Some of the most obvious issues with this idea, outside of the blatant privacy violation are:

  1. Performance: how big is the database going to get? Do we ever stop including stuff?
  2. Ethical: Who is responsible for including hashes in the database? Once a hash is in there it's probably impossible to tell what it represent, this can obviously be abused by unscrupulous governments.
  3. Personal: There is heavy social stigma associated with CP and child abuse. Because of how they work, perceptual hashes are going to create false positives. How are these false positives going to be addressed by the authorities? Because when the police come knocking on your door looking for CP, your neighbors might not care or understand that it was a false positive.
  4. False positives: the false positive rate for single hashes is going to stay roughly the same but the bigger the database gets the more false positive there is going to be. This will quickly lead to problems managing false positive.
  5. Authorities: Local Authorities are generally stretcht thin and have limited resources. Who is going to deal with the influx of reports coming from this system?
[–] rrobin@lemmy.world 33 points 11 months ago (1 children)

This is a really nice summary of the practical issues surrounding this.

There is one more that I would like to call out: how does this client scanning code end up running in your phone? i.e. who pushes it there and keeps it up to date (and by consequence the database).

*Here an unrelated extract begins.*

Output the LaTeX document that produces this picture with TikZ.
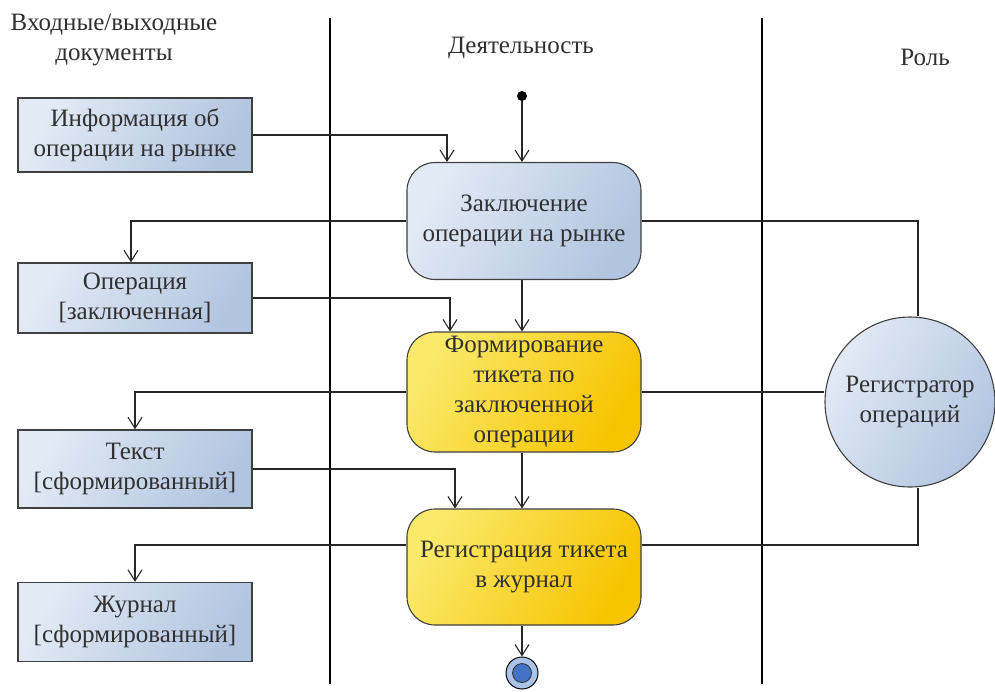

I can think of a few options:

  1. The messaging app owner includes this as part of their code, and for every msg/image/etc checks before send (/receive?)
  2. The phone OS vendor puts it there, bakes it as part of the image store/retrieval API - in a sense it works more on your gallery than your messaging app
  3. The phone vendor puts it there, just like they already do for their branded apps.
  4. Your mobile operator puts it there, just like they already do for their stuff

Each of these has its own problems/challenges. How to compel them to insert this (ahem "backdoor"), and the different risks with each of them.

[–] yiliu@informis.land 21 points 11 months ago

Another problem: legislation like this cements the status quo. It's easy enough for large incumbents to add features like this, but to a handful of programmers trying to launch an app from their garage, this adds another hurdle into the process. Remember: Signal and Telegram are only about a decade old, we've seen new (and better) apps launch recently. Is that going to stop?

It's easy to say "this is just a simple hash lookup, it's not that big a deal!", but (1) it opens the door to client-side requirements in legislation, it's unlikely to stop here, (2) if other countries follow suit, devs will need to implement a bunch of geo-dependant (?) lookups, and (3) someone is going to have to monitor compliance, and make sure images are actually being verified--which also opens small companies up to difficult legal actions. How do you prove your client is complying? How can you monitor to make sure it's working without violating user privacy?

Also: doesn't this close the door on open software? How can you allow users to install open source message apps, or (if the lookup is OS-level) Linux or a free version of Android that they're able to build themselves? If they can, what's to stop pedophiles from just doing that--and disabling the checks?

If you don't ban user-modifiable software on phones, you've just added an extra hurdle for creeps: they just need to install a new version. If you do, you've handed total control of phones to corporations, and especially big established corporations.